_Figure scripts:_
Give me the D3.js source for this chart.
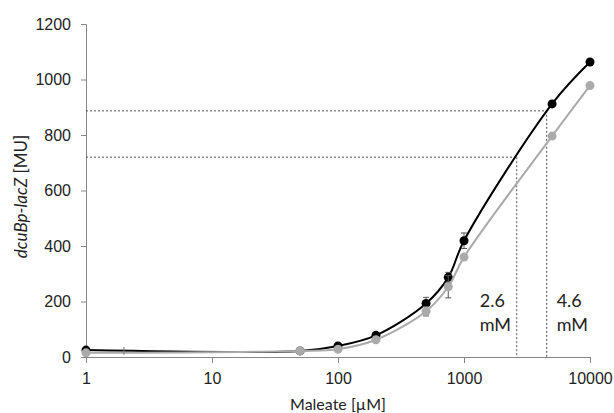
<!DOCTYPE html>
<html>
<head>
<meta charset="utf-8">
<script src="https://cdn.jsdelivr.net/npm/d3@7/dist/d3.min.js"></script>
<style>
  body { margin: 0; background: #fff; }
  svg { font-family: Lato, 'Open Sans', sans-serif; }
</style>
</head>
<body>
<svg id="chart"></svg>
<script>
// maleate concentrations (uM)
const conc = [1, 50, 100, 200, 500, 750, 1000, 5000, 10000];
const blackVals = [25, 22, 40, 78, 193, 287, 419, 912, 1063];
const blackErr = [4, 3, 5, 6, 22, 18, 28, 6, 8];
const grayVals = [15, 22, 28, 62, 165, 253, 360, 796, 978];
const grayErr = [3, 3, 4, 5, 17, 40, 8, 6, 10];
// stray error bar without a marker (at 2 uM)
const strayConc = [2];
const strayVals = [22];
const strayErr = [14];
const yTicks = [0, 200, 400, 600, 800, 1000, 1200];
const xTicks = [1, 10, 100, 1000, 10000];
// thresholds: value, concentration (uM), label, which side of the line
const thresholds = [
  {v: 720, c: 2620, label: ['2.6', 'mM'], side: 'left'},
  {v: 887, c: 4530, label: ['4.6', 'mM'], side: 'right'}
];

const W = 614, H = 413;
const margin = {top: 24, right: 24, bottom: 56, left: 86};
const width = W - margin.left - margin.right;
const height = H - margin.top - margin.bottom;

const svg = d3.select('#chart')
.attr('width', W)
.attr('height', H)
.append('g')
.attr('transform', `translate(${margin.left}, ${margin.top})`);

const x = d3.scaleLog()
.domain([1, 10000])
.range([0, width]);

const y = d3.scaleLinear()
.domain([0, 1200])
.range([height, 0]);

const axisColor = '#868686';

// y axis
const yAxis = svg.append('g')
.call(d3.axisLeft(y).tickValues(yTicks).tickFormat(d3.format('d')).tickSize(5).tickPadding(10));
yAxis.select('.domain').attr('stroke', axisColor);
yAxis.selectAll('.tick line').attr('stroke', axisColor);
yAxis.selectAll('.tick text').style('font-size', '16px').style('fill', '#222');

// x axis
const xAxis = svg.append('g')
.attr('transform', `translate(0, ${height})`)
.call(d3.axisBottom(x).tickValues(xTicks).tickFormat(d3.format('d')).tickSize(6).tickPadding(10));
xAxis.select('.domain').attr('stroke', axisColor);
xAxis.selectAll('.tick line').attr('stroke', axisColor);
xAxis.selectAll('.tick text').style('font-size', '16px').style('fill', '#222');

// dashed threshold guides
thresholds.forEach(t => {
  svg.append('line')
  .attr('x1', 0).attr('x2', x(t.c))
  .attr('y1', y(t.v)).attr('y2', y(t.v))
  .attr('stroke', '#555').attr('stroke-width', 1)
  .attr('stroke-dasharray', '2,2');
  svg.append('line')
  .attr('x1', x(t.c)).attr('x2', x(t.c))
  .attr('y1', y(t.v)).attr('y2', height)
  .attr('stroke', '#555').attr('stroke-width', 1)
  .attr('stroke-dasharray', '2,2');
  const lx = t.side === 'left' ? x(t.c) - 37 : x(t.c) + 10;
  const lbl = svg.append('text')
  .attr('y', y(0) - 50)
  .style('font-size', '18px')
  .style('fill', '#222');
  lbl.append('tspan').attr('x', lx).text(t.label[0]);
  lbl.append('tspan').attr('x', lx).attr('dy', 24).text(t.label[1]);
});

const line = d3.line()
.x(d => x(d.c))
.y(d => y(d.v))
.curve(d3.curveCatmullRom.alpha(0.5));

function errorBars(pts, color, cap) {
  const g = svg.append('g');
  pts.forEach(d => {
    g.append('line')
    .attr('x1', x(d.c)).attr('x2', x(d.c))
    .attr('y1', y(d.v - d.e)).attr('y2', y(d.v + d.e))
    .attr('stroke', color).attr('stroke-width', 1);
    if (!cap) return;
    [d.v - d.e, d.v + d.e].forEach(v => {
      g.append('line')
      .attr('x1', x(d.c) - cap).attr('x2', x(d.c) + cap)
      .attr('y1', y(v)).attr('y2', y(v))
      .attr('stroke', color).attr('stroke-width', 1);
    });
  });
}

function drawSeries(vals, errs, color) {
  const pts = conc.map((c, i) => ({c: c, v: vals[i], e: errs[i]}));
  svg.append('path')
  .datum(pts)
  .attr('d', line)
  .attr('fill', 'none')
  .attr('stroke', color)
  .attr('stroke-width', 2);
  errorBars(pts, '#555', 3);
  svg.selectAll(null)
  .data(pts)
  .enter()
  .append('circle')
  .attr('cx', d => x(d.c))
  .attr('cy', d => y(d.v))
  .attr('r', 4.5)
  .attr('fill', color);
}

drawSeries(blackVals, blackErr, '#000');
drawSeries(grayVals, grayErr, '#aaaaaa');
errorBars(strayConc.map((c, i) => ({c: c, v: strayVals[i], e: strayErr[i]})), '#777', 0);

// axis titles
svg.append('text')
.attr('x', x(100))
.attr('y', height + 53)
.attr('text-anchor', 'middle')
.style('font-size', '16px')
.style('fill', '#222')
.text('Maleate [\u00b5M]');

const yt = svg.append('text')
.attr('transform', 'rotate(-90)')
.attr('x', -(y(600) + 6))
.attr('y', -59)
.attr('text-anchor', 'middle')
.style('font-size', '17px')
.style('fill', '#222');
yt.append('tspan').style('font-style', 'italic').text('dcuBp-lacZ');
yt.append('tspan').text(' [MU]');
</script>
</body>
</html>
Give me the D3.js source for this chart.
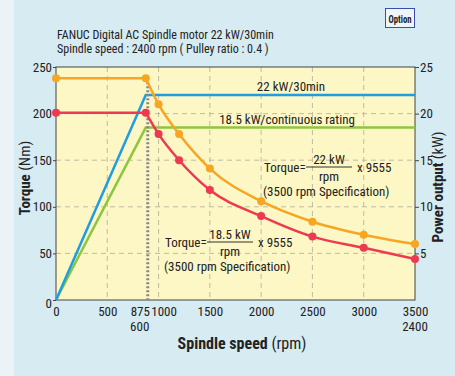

_DIRECTIONS:_
Strip the images and reproduce the remaining records precisely.

_THE SOLUTION:_
Give me the D3.js source for this chart.
<!DOCTYPE html>
<html>
<head>
<meta charset="utf-8">
<script src="https://cdn.jsdelivr.net/npm/d3@7/dist/d3.min.js"></script>
<style>
  body { margin: 0; background: #fff; }
  svg { font-family: Lato, 'Open Sans', sans-serif; }
</style>
</head>
<body>
<svg id="chart"></svg>
<script>
// maleate concentrations (uM)
const conc = [1, 50, 100, 200, 500, 750, 1000, 5000, 10000];
const blackVals = [25, 22, 40, 78, 193, 287, 419, 912, 1063];
const blackErr = [4, 3, 5, 6, 22, 18, 28, 6, 8];
const grayVals = [15, 22, 28, 62, 165, 253, 360, 796, 978];
const grayErr = [3, 3, 4, 5, 17, 40, 8, 6, 10];
// stray error bar without a marker (at 2 uM)
const strayConc = [2];
const strayVals = [22];
const strayErr = [14];
const yTicks = [0, 200, 400, 600, 800, 1000, 1200];
const xTicks = [1, 10, 100, 1000, 10000];
// thresholds: value, concentration (uM), label, which side of the line
const thresholds = [
  {v: 720, c: 2620, label: ['2.6', 'mM'], side: 'left'},
  {v: 887, c: 4530, label: ['4.6', 'mM'], side: 'right'}
];

const W = 614, H = 413;
const margin = {top: 24, right: 24, bottom: 56, left: 86};
const width = W - margin.left - margin.right;
const height = H - margin.top - margin.bottom;

const svg = d3.select('#chart')
.attr('width', W)
.attr('height', H)
.append('g')
.attr('transform', `translate(${margin.left}, ${margin.top})`);

const x = d3.scaleLog()
.domain([1, 10000])
.range([0, width]);

const y = d3.scaleLinear()
.domain([0, 1200])
.range([height, 0]);

const axisColor = '#868686';

// y axis
const yAxis = svg.append('g')
.call(d3.axisLeft(y).tickValues(yTicks).tickFormat(d3.format('d')).tickSize(5).tickPadding(10));
yAxis.select('.domain').attr('stroke', axisColor);
yAxis.selectAll('.tick line').attr('stroke', axisColor);
yAxis.selectAll('.tick text').style('font-size', '16px').style('fill', '#222');

// x axis
const xAxis = svg.append('g')
.attr('transform', `translate(0, ${height})`)
.call(d3.axisBottom(x).tickValues(xTicks).tickFormat(d3.format('d')).tickSize(6).tickPadding(10));
xAxis.select('.domain').attr('stroke', axisColor);
xAxis.selectAll('.tick line').attr('stroke', axisColor);
xAxis.selectAll('.tick text').style('font-size', '16px').style('fill', '#222');

// dashed threshold guides
thresholds.forEach(t => {
  svg.append('line')
  .attr('x1', 0).attr('x2', x(t.c))
  .attr('y1', y(t.v)).attr('y2', y(t.v))
  .attr('stroke', '#555').attr('stroke-width', 1)
  .attr('stroke-dasharray', '2,2');
  svg.append('line')
  .attr('x1', x(t.c)).attr('x2', x(t.c))
  .attr('y1', y(t.v)).attr('y2', height)
  .attr('stroke', '#555').attr('stroke-width', 1)
  .attr('stroke-dasharray', '2,2');
  const lx = t.side === 'left' ? x(t.c) - 37 : x(t.c) + 10;
  const lbl = svg.append('text')
  .attr('y', y(0) - 50)
  .style('font-size', '18px')
  .style('fill', '#222');
  lbl.append('tspan').attr('x', lx).text(t.label[0]);
  lbl.append('tspan').attr('x', lx).attr('dy', 24).text(t.label[1]);
});

const line = d3.line()
.x(d => x(d.c))
.y(d => y(d.v))
.curve(d3.curveCatmullRom.alpha(0.5));

function errorBars(pts, color, cap) {
  const g = svg.append('g');
  pts.forEach(d => {
    g.append('line')
    .attr('x1', x(d.c)).attr('x2', x(d.c))
    .attr('y1', y(d.v - d.e)).attr('y2', y(d.v + d.e))
    .attr('stroke', color).attr('stroke-width', 1);
    if (!cap) return;
    [d.v - d.e, d.v + d.e].forEach(v => {
      g.append('line')
      .attr('x1', x(d.c) - cap).attr('x2', x(d.c) + cap)
      .attr('y1', y(v)).attr('y2', y(v))
      .attr('stroke', color).attr('stroke-width', 1);
    });
  });
}

function drawSeries(vals, errs, color) {
  const pts = conc.map((c, i) => ({c: c, v: vals[i], e: errs[i]}));
  svg.append('path')
  .datum(pts)
  .attr('d', line)
  .attr('fill', 'none')
  .attr('stroke', color)
  .attr('stroke-width', 2);
  errorBars(pts, '#555', 3);
  svg.selectAll(null)
  .data(pts)
  .enter()
  .append('circle')
  .attr('cx', d => x(d.c))
  .attr('cy', d => y(d.v))
  .attr('r', 4.5)
  .attr('fill', color);
}

drawSeries(blackVals, blackErr, '#000');
drawSeries(grayVals, grayErr, '#aaaaaa');
errorBars(strayConc.map((c, i) => ({c: c, v: strayVals[i], e: strayErr[i]})), '#777', 0);

// axis titles
svg.append('text')
.attr('x', x(100))
.attr('y', height + 53)
.attr('text-anchor', 'middle')
.style('font-size', '16px')
.style('fill', '#222')
.text('Maleate [\u00b5M]');

const yt = svg.append('text')
.attr('transform', 'rotate(-90)')
.attr('x', -(y(600) + 6))
.attr('y', -59)
.attr('text-anchor', 'middle')
.style('font-size', '17px')
.style('fill', '#222');
yt.append('tspan').style('font-style', 'italic').text('dcuBp-lacZ');
yt.append('tspan').text(' [MU]');
</script>
</body>
</html>
Give me the D3.js source for this chart.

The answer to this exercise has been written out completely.